In posto quattro, insieme al californiano Tim Howland, c’è Bengt Gustafson, lo
svedese volante. Torino vince la regular season con venti vittorie su ventidue
gare e ai play off è un vero e proprio rullo compressore. Nei quarti di finale
elimina il Kutiba Falconara di Marco Paolini con un doppio 3-1, ed in semifinale
regola i bolognesi della Bartolini anch’essi in due partite. Completa la sua
straordinaria cavalcata vincendo la finale scudetto in sole due partite, nelle
quali, al termine di due gare perfette (3-0 a Torino e 3-1 a Parma) batterà la
Santal Parma con i due martelli Howland e Gustafson sugli scudi.
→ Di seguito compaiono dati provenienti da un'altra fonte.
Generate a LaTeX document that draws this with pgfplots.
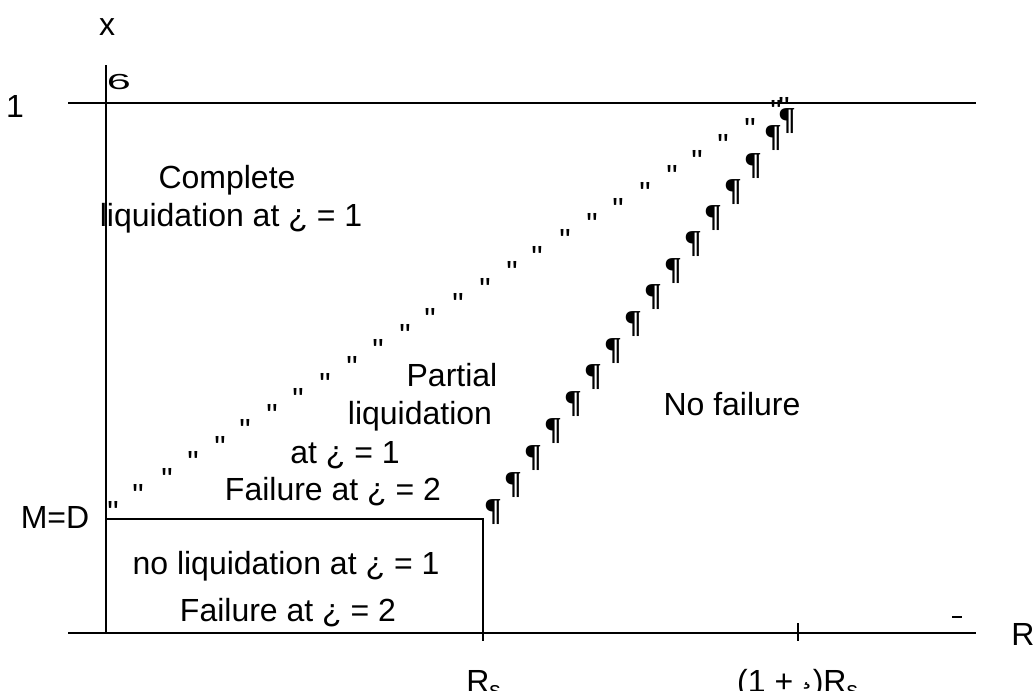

A mettere la
ciliegina sulla torta arriva anche la vittoria in Coppa delle Coppe contro gli
iberici del Club Voleibol Pòrtol
Alla termine di
quella straordinaria stagione Torino perde la sponsorizzazione Robe di Kappa.
Tornerà a giocare prima come Cus Torino e poi per tre successive annate con lo
sponsor Bistefani. A causa di un budget che anno dopo anno si riduce sempre di
più, Torino è costretta a privarsi uno ad uno dei suoi gioielli. I primi ad
andarsene, nella stagione 1984/85, saranno il palleggiatore Piero Rebaudengo alla
volta di Parma e il centrale Dametto che si accaserà sempre sull’asse della via
Emilia, a Modena. Nella stagione successiva saluteranno Torino Bengt Gustafson,
direzione Parma, Howland, Kutiba Falconara mentre Vullo saluterà la Mole nella
stagione 1986/87 trasferendosi a Modena per occupare la cabina di regia
lasciata vacante dal grande Pupa Dall’Olio. Della grande squadra del 1983/84
rimangono solo Guido De Luigi in campo e Silvano Prandi in panchina. La perdita
di tutti questi campioni, l’allontanamento da parte dei principali sponsor e i
costi di gestione sempre più rilevanti di una pallavolo italiana lanciatissima verso
il professionismo, costringono il club torinese a rinunciare all’iscrizione del
campionato 1988/89. Cederà il titolo sportivo a Cuneo, piazza che negli anni
90/2000 diventerà di primo livello nazionale. Torino sparisce dai radar della
grande pallavolo ma quei sedici anni vissuti ai vertici della pallavolo
italiana rimarranno scolpiti per sempre nella storia dello sport del nostro
paese. Perchè quella squadra, fatta di grandi uomini e di grandi campioni, con
i suo record delle 51 partite di campionato vinte consecutivamente (dal 12
gennaio 1980 al 10 marzo ’82), con i 46 successi consecutivi al PalaRuffini, con
le sei Regular Season consecutive chiuse al primo posto e con la prima Coppa
dei Campioni vinta da un club italiano, è passata direttamente alla leggenda.